8. Chad Morris vs. Dave Huxtable – In his first two games as N.C. State’s defensive coordinator, Huxtable’s unit performed admirably – forcing six turnovers against five touchdowns, while surrendering a respectable 4.86 yards per play – against Louisiana Tech and Richmond. The team lining up across from the Wolfpack tonight isn’t Louisiana Tech and Richmond. It will take a meltdown by Morris’ unit, like the four turnovers and 13 points Clemson posted the last time Morris and Tajh Boyd visited Raleigh, to spring the upset.
9. Kyle Flood vs. Bret Bielema – This is a temperature-taker for both programs. With comfortable but not explosive wins over Louisiana-Lafayette, Samford and Southern Miss, Arkansas goes on the road for the first time in the Bret Bielema era for a game that his program may not be ready to win. But if you don’t get this one, and you’ve got Texas A&M, Florida, South Carolina and Alabama in successive weeks as part of an SEC slate littered with six ranked teams in eight games, where are your other three wins coming from if you can’t get this one? And for Kyle Flood, it’s the only chance you’ve got in who knows how long to slay an SEC giant in your house. Sure, the giant may not be as tall as some of the others in its neighborhood, but it’s got those three letters next to its name every recruit recognizes. If you can’t win this game, can you realistically expect to beat Louisville and run the table in the AAC?

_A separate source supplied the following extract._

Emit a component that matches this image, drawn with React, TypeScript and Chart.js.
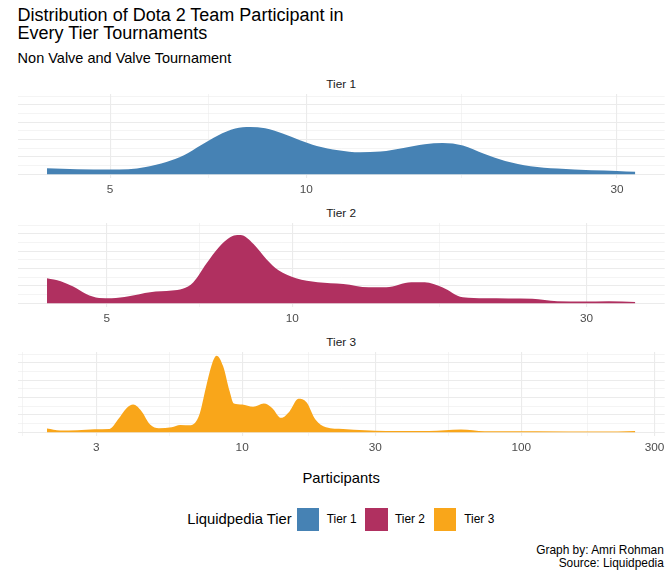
import { useEffect, useRef } from 'react';
import { Chart, registerables } from 'chart.js';

Chart.register(...registerables);

const tier1Participants = [4.0, 4.45, 5.0, 5.33, 5.67, 6.1, 6.49, 6.89, 7.32, 7.78, 8.2, 8.65, 9.2, 9.78, 10.38, 11.2, 12.1, 13.0, 14.1, 15.2, 16.2, 17.4, 18.7, 20.2, 22.1, 24.3, 27.4, 30, 32];
const tier1Density = [0.069, 0.058, 0.054, 0.058, 0.084, 0.141, 0.218, 0.332, 0.446, 0.525, 0.544, 0.528, 0.468, 0.392, 0.326, 0.277, 0.253, 0.261, 0.302, 0.345, 0.359, 0.33, 0.238, 0.152, 0.092, 0.065, 0.046, 0.038, 0.027];

const tier2Participants = [4.0, 4.21, 4.41, 4.63, 4.86, 5.09, 5.43, 5.88, 6.38, 6.64, 6.91, 7.25, 7.6, 8.04, 8.24, 8.65, 9.07, 9.51, 10.14, 10.99, 12.1, 13.3, 14.2, 15.6, 16.4, 17.5, 18.9, 20.5, 24.5, 26.9, 29.6, 32.6, 36];
const tier2Density = [0.288, 0.253, 0.192, 0.107, 0.061, 0.058, 0.081, 0.127, 0.146, 0.165, 0.242, 0.453, 0.644, 0.779, 0.786, 0.683, 0.51, 0.376, 0.288, 0.242, 0.222, 0.184, 0.184, 0.242, 0.242, 0.184, 0.069, 0.058, 0.05, 0.023, 0.019, 0.023, 0.015];

const tier3Participants = [2.0, 2.23, 2.57, 2.96, 3.35, 3.59, 3.86, 4.07, 4.36, 4.68, 5.03, 5.59, 6.0, 6.55, 7.03, 7.41, 7.82, 8.1, 8.55, 9.02, 9.34, 10.0, 10.95, 11.96, 12.8, 13.8, 14.8, 15.9, 17.0, 18.3, 19.96, 23.0, 27.5, 32.8, 46.7, 60.8, 73.9, 113, 192, 256];
const tier3Density = [0.042, 0.019, 0.023, 0.035, 0.038, 0.146, 0.28, 0.318, 0.242, 0.088, 0.046, 0.058, 0.084, 0.081, 0.203, 0.51, 0.798, 0.882, 0.76, 0.472, 0.33, 0.318, 0.292, 0.33, 0.28, 0.165, 0.242, 0.384, 0.345, 0.146, 0.058, 0.038, 0.023, 0.015, 0.015, 0.031, 0.012, 0.012, 0.008, 0.015];

const tier1Breaks = [5, 10, 30];
const tier1MinorBreaks = [7.07, 17.3];
const tier2Breaks = [5, 10, 30];
const tier2MinorBreaks = [7.07, 17.3];
const tier3Breaks = [3, 10, 30, 100, 300];
const tier3MinorBreaks = [1.64, 5.48, 17.3, 54.8, 173];

const densityBreaks = [0, 0.2, 0.4, 0.6, 0.8];
const densityMinorBreaks = [0.1, 0.3, 0.5, 0.7, 0.9];

const tierNames = ['Tier 1', 'Tier 2', 'Tier 3'];
const tierColors = ['#4682B4', '#B03060', '#F9A61A'];

const FONT = '"Liberation Sans", Arial, Helvetica, sans-serif';
const GRID = '#EBEBEB';

Chart.defaults.font.family = FONT;

const PANEL_LEFT = 17.6;
const PANEL_RIGHT = 7.3;
const PANEL_H = 84;
const AXIS_H = 24;

function expandLog(lo: number, hi: number) {
  const a = Math.log10(lo);
  const b = Math.log10(hi);
  const e = (b - a) * 0.05;
  return [Math.pow(10, a - e), Math.pow(10, b + e)];
}

interface PanelProps {
  xs: number[];
  ys: number[];
  breaks: number[];
  minor: number[];
  color: string;
  top: number;
}

function DensityPanel({ xs, ys, breaks, minor, color, top }: PanelProps) {
  const canvasRef = useRef<HTMLCanvasElement>(null);

  useEffect(() => {
    if (!canvasRef.current) return;
    const [xmin, xmax] = expandLog(xs[0], xs[xs.length - 1]);
    const isMajor = (v: number) => breaks.some((b) => Math.abs(b - v) < 1e-6);
    const yIsMajor = (v: number) => densityBreaks.some((b) => Math.abs(b - v) < 1e-6);

    const chart = new Chart(canvasRef.current, {
      type: 'line',
      data: {
        datasets: [
          {
            data: xs.map((x, i) => ({ x, y: ys[i] })),
            fill: 'origin',
            backgroundColor: color,
            borderColor: color,
            borderWidth: 0,
            pointRadius: 0,
            cubicInterpolationMode: 'monotone',
          },
        ],
      },
      options: {
        responsive: false,
        animation: false,
        layout: { padding: { left: PANEL_LEFT, right: PANEL_RIGHT, top: 0, bottom: 0 } },
        plugins: { legend: { display: false }, tooltip: { enabled: false } },
        scales: {
          x: {
            type: 'logarithmic',
            min: xmin,
            max: xmax,
            border: { display: false },
            afterBuildTicks: (axis) => {
              axis.ticks = [...breaks, ...minor]
                .filter((v) => v >= xmin && v <= xmax)
                .sort((a, b) => a - b)
                .map((value) => ({ value }));
            },
            afterFit: (axis) => {
              axis.height = AXIS_H;
            },
            grid: {
              color: GRID,
              drawTicks: false,
              lineWidth: (ctx) => (isMajor(ctx.tick?.value) ? 1.1 : 0.55),
            },
            ticks: {
              autoSkip: false,
              maxRotation: 0,
              padding: 4.5,
              color: '#4D4D4D',
              font: { size: 11.8, family: FONT },
              callback: (value) => (isMajor(Number(value)) ? String(value) : ''),
            },
          },
          y: {
            min: -0.044,
            max: 0.924,
            border: { display: false },
            afterBuildTicks: (axis) => {
              axis.ticks = [...densityBreaks, ...densityMinorBreaks]
                .sort((a, b) => a - b)
                .map((value) => ({ value }));
            },
            afterFit: (axis) => {
              axis.width = 0;
            },
            grid: {
              color: GRID,
              drawTicks: false,
              lineWidth: (ctx) => (yIsMajor(ctx.tick?.value) ? 1.1 : 0.55),
            },
            ticks: { display: false },
          },
        },
      },
    });

    return () => {
      chart.destroy();
    };
  }, [xs, ys, breaks, minor, color]);

  return (
    <canvas
      ref={canvasRef}
      width={672}
      height={PANEL_H + AXIS_H}
      style={{ position: 'absolute', left: 0, top, width: 672, height: PANEL_H + AXIS_H }}
    />
  );
}

const panelTops = [93.8, 222.8, 351.8];

export default function App() {
  const text = (extra: React.CSSProperties): React.CSSProperties => ({
    position: 'absolute',
    lineHeight: 1,
    whiteSpace: 'nowrap',
    fontFamily: FONT,
    ...extra,
  });

  const panels = [
    { xs: tier1Participants, ys: tier1Density, breaks: tier1Breaks, minor: tier1MinorBreaks },
    { xs: tier2Participants, ys: tier2Density, breaks: tier2Breaks, minor: tier2MinorBreaks },
    { xs: tier3Participants, ys: tier3Density, breaks: tier3Breaks, minor: tier3MinorBreaks },
  ];

  const keyLefts = [296.7, 365, 433.7];
  const labelLefts = [326.7, 395, 464.3];

  return (
    <div style={{ position: 'fixed', left: 0, top: 0, width: 672, height: 576, background: '#fff', overflow: 'hidden' }}>
      <div style={text({ left: 17.6, top: 5.5, fontSize: 18, lineHeight: '18.4px', color: '#000' })}>
        Distribution of Dota 2 Team Participant in
        <br />
        Every Tier Tournaments
      </div>
      <div style={text({ left: 17.6, top: 51, fontSize: 14.5, color: '#000' })}>Non Valve and Valve Tournament</div>

      {panels.map((p, i) => (
        <div key={tierNames[i]}>
          <div
            style={text({
              left: PANEL_LEFT,
              width: 672 - PANEL_LEFT - PANEL_RIGHT,
              textAlign: 'center',
              top: panelTops[i] - 8.9 - 5.9,
              fontSize: 11.8,
              color: '#1A1A1A',
            })}
          >
            {tierNames[i]}
          </div>
          <DensityPanel {...p} color={tierColors[i]} top={panelTops[i]} />
        </div>
      ))}

      <div
        style={text({
          left: PANEL_LEFT,
          width: 672 - PANEL_LEFT - PANEL_RIGHT,
          textAlign: 'center',
          top: 478.3 - 7.4,
          fontSize: 14.8,
          color: '#000',
        })}
      >
        Participants
      </div>

      <div style={text({ left: 187.3, top: 519.7 - 7.4, fontSize: 14.8, color: '#000' })}>Liquidpedia Tier</div>
      {tierNames.map((name, i) => (
        <div key={name}>
          <div
            style={{
              position: 'absolute',
              left: keyLefts[i],
              top: 508.4,
              width: 22.6,
              height: 22.6,
              background: tierColors[i],
            }}
          />
          <div style={text({ left: labelLefts[i], top: 519.7 - 5.95, fontSize: 11.9, color: '#000' })}>{name}</div>
        </div>
      ))}

      <div
        style={text({
          right: 672 - 663.8,
          top: 550 - 5.95,
          fontSize: 11.9,
          lineHeight: '12.7px',
          textAlign: 'right',
          color: '#000',
        })}
      >
        Graph by: Amri Rohman
        <br />
        Source: Liquidpedia
      </div>
    </div>
  );
}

10. Gary Pinkel vs. Kevin Wilson – Like Arkansas, Missouri is a middle-class SEC team with two solid but unspectacular wins to its credit, and a schedule full of landmines waiting ahead. On the march to six wins, you certainly don’t want to leave a possible W behind in September with five games against ranked foes in October and November ahead. For Indiana, it’s another opportunity to grow the stock of a rapidly-rising program, a chance to be 3-1 for the first time since 2010, and a shot at the program’s first non-conference win over a BCS program since 2004 – not to mention what a win like this will do on the recruiting trail. The only people cheering harder for Indiana than the folks in Bloomington can be found in Chicago, where the people in the Big Ten offices are looking for something, anything, to turn back the tide against the SEC.